Print publication date October 2013 (in print)
Print ISBN 9780300199437
EISBN 9780300264562
Illustrations 111
Print Status in print
Description: The Art of Dress: Fashion in England and France, 1750 to 1820
https://doi.org/10.37862/aaeportal.00308
Dress is the most fleeting of the arts, subject to the arbitrary dictates of fashion. It is also, however, the art that relates most closely to our lives, both as a reflection of our self-image and, in the words of Louis XIV, as "the mirror of history." This book examines English and French fashion from 1750 to 1820 by studying the art of the period, and it shows how changes in dress reflected social, political, and cultural developments in the two countries.

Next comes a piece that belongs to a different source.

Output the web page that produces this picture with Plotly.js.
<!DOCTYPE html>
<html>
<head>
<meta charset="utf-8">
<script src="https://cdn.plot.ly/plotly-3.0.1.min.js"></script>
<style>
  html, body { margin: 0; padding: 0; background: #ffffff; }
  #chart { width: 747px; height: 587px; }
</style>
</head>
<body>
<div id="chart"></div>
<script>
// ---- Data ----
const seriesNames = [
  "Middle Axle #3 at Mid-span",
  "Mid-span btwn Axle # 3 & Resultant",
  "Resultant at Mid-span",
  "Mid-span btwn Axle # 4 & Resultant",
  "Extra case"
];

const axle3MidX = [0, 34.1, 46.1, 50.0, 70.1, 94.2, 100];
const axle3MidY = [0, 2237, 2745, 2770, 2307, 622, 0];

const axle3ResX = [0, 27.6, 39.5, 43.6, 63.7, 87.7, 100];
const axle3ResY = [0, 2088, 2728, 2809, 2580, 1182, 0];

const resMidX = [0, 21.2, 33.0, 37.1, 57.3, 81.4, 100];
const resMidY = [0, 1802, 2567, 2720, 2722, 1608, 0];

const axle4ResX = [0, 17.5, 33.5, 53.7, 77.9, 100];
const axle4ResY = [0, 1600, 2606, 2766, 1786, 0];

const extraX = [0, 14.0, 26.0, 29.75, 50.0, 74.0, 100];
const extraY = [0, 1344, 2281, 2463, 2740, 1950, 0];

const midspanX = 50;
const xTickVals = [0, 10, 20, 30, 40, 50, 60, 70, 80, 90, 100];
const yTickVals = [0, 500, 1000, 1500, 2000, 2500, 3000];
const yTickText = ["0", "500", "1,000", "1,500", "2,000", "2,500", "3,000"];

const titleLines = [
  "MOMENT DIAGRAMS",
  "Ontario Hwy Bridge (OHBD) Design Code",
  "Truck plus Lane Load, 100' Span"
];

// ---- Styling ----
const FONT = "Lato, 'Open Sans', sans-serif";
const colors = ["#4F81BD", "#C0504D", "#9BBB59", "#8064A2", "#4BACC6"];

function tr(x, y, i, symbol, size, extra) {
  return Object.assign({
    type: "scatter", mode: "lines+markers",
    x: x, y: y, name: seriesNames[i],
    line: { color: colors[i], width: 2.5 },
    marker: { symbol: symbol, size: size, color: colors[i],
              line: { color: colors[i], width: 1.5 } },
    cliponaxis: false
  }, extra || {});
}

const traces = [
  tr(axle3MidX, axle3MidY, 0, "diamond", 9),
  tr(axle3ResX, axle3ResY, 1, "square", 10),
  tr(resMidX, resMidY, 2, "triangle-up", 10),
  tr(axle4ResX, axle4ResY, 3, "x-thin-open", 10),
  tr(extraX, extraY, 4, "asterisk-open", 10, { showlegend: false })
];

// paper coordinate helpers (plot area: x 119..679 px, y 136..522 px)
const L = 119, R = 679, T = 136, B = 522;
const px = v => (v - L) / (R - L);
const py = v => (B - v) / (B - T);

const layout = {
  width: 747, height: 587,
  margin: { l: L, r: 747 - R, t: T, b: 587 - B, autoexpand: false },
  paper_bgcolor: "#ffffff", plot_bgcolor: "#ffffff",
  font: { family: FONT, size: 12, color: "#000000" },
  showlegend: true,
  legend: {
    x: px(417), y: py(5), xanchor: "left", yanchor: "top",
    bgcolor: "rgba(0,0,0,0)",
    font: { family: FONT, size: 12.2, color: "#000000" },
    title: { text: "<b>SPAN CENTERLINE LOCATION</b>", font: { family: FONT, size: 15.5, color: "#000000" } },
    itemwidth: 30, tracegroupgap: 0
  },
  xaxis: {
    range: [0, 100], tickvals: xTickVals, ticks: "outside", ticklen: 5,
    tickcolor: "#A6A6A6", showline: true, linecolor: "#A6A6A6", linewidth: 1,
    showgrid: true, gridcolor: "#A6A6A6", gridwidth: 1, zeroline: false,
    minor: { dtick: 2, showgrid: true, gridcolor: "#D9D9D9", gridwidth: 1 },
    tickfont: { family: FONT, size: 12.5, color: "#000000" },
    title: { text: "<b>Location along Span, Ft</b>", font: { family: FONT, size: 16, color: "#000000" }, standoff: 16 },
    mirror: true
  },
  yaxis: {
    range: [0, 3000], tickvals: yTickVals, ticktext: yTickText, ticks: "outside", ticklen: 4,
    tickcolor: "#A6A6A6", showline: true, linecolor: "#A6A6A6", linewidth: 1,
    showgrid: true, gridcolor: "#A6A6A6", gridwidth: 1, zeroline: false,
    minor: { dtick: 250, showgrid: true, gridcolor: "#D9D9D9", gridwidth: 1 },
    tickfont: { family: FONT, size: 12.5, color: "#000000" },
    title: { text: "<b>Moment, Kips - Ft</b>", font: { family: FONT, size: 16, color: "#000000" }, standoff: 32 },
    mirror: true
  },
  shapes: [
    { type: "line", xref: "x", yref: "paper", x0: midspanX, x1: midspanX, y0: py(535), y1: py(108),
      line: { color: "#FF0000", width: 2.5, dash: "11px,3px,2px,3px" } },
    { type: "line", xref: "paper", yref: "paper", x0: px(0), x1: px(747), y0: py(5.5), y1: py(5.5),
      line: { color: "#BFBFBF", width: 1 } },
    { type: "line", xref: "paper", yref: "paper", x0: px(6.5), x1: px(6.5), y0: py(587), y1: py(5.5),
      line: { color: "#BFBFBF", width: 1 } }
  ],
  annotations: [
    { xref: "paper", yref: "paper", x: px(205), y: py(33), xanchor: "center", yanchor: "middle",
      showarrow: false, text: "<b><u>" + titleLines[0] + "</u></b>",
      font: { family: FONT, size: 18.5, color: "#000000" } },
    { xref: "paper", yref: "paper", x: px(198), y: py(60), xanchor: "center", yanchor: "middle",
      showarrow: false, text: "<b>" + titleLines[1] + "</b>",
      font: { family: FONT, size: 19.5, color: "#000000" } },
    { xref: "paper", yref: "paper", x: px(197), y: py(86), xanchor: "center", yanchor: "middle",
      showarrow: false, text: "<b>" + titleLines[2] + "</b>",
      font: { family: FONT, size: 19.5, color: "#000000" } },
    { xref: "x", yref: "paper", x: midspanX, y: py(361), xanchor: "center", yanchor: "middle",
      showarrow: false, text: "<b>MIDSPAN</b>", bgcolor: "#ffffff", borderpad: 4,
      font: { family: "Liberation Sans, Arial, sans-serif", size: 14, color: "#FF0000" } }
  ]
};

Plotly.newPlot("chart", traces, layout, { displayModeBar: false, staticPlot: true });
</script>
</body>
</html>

Closely analyzing a wide range of visual sources—including portraits and history paintings, sculpture, drawings, caricatures, and fashion plates by such artists as Reynolds, Gainsborough, Lawrence, David, and Ingres—Aileen Ribeiro describes the development of fashion during this period. She investigates, for example, how English and French attitudes toward formality and informality were reflected in their dress; how revolution and war affected what was worn; how the concept of fashion was brought to a wider audience, partly because of technological advances in the production of textiles and partly because of a new ideology that linked dress and politics in a movement toward democratization; and why by the end of the era French styles dominated women's fashions and English tailoring dominated men's fashions. A large part of the book looks at the different ways that England and France appropriated the dress of the past for a variety of political, social, and cultural reasons, not only in fashion but also in social events, in art, and in official and ceremonial costumes.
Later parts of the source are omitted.